What's a good AOV for a Shopify store?
Per Littledata's Shopify benchmark, more than US$192 puts you in the top 20% of Shopify stores, and more than US$311 puts you in the top 10%. Below the US$85 average isn't automatically bad — a low-AOV, high-frequency snack or beauty brand can be far healthier than a high-AOV store that sells once and never sees the customer again. 'Good' depends on your category and your repeat rate, not just the headline number.
Why do higher-AOV categories convert at lower rates?
Because a bigger purchase means a longer decision. IRP Commerce's April 2026 data shows the pattern cleanly: Cars & Motorcycling averages a £243 order at a 1.20% conversion rate, and Baby & Child posts the highest AOV in the dataset alongside the lowest conversion rate (0.48%). Meanwhile lower-ticket categories like Kitchen & Home Appliances (£57) convert at 2.72%. People click 'buy' faster on a £30 item than a £300 one, so AOV and conversion rate trade off against each other — which is why you track revenue per session, not either number alone.
How do I increase average order value on Shopify?
The proven levers are free-shipping thresholds set just above your AOV, product bundles, and cross-sell or upsell offers at the cart and checkout. Shopify's own guidance lists order minimums for free shipping, bundling, upsell/cross-sell, loyalty programs, and product recommendations as the core tactics. The mechanism that matters most: shoppers who've already decided to buy are the cheapest audience to sell more to — you're not paying again to acquire them, so every dollar of added AOV drops more cleanly to margin than a dollar of new traffic.
Does raising AOV hurt my conversion rate?

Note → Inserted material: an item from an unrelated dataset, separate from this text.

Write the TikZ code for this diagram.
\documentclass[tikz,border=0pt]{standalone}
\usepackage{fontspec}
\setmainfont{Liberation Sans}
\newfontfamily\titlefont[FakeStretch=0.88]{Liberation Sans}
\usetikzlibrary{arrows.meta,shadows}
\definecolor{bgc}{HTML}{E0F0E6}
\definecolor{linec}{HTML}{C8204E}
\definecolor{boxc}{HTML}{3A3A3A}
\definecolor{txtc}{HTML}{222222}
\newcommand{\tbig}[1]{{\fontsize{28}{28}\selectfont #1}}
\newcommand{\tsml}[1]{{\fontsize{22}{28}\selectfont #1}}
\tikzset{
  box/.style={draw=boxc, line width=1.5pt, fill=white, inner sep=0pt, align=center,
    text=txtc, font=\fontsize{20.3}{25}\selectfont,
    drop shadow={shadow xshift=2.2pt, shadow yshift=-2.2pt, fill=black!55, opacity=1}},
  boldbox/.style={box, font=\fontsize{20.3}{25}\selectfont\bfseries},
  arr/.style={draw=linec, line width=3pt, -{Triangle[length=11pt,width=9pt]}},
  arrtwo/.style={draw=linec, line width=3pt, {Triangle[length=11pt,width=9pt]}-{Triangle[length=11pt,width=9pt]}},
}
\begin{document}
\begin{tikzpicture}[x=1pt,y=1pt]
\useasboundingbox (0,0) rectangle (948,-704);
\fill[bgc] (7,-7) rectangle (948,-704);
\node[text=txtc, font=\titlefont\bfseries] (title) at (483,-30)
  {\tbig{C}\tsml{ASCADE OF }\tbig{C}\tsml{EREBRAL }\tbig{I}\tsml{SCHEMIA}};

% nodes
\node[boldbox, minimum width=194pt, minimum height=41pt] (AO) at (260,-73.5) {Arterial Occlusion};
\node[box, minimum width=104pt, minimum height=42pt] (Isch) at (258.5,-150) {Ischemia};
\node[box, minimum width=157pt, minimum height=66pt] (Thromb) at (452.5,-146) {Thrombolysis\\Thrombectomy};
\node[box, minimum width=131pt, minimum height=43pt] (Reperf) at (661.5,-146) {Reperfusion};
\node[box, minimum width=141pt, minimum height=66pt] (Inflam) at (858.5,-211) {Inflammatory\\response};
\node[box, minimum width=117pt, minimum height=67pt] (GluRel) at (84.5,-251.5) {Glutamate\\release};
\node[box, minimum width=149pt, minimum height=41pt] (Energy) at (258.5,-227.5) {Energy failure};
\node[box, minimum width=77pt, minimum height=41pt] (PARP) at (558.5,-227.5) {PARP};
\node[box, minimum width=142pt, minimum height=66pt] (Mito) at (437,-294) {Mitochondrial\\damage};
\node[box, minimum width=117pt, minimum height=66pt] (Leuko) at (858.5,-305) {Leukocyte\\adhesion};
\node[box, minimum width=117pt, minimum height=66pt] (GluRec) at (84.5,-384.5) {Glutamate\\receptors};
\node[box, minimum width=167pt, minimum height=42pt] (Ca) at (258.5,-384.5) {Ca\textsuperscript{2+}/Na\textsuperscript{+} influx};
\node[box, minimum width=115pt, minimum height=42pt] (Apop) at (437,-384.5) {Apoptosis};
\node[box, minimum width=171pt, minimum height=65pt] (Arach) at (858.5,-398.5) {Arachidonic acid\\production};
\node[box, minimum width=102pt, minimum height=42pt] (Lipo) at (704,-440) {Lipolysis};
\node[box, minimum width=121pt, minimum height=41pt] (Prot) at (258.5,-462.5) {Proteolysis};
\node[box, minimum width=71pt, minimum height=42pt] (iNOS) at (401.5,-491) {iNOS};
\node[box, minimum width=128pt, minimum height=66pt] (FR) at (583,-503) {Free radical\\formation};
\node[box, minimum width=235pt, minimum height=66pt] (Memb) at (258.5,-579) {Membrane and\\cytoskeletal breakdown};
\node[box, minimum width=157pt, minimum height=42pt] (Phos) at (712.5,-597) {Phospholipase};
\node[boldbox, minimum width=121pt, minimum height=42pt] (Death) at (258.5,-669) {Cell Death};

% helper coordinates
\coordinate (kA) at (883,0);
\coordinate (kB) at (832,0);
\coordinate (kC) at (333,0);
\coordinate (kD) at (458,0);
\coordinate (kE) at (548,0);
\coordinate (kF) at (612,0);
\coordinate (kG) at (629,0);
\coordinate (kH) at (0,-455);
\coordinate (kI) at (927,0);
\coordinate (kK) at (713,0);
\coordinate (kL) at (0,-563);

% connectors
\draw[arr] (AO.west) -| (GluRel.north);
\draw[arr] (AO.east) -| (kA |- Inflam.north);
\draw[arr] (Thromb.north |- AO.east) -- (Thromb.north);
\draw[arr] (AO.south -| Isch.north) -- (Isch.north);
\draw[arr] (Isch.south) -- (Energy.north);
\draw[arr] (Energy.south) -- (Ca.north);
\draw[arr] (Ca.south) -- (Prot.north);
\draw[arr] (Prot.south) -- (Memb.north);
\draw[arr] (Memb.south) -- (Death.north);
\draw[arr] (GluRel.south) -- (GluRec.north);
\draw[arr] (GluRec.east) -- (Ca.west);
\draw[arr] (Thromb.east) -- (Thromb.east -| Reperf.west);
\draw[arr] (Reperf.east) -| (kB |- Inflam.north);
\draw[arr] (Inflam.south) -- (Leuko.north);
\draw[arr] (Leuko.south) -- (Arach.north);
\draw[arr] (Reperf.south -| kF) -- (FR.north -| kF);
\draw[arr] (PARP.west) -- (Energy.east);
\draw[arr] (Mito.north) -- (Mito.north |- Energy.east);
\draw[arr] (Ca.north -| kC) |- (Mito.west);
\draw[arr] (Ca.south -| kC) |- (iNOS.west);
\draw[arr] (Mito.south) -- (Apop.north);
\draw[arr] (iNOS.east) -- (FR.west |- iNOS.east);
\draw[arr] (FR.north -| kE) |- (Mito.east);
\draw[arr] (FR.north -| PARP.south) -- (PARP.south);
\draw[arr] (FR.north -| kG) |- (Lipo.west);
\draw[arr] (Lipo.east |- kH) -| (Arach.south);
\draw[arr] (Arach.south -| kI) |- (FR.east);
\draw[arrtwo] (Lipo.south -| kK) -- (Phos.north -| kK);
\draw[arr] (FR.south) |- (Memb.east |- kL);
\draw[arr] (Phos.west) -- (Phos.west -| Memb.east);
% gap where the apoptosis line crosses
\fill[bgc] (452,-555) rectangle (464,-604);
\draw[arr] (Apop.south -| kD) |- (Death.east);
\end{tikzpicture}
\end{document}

It can, if you raise it the wrong way. Pushing a higher minimum order or a pricier product mix can shave conversion. But the gentler levers — a free-shipping threshold, a relevant cross-sell, a bundle that genuinely saves the shopper money — lift AOV without scaring buyers off, because they add value rather than friction. The metric to watch is revenue per session: if AOV climbs and conversion holds, revenue per session goes up and you've won. If AOV climbs while conversion craters, you've just made checkout harder.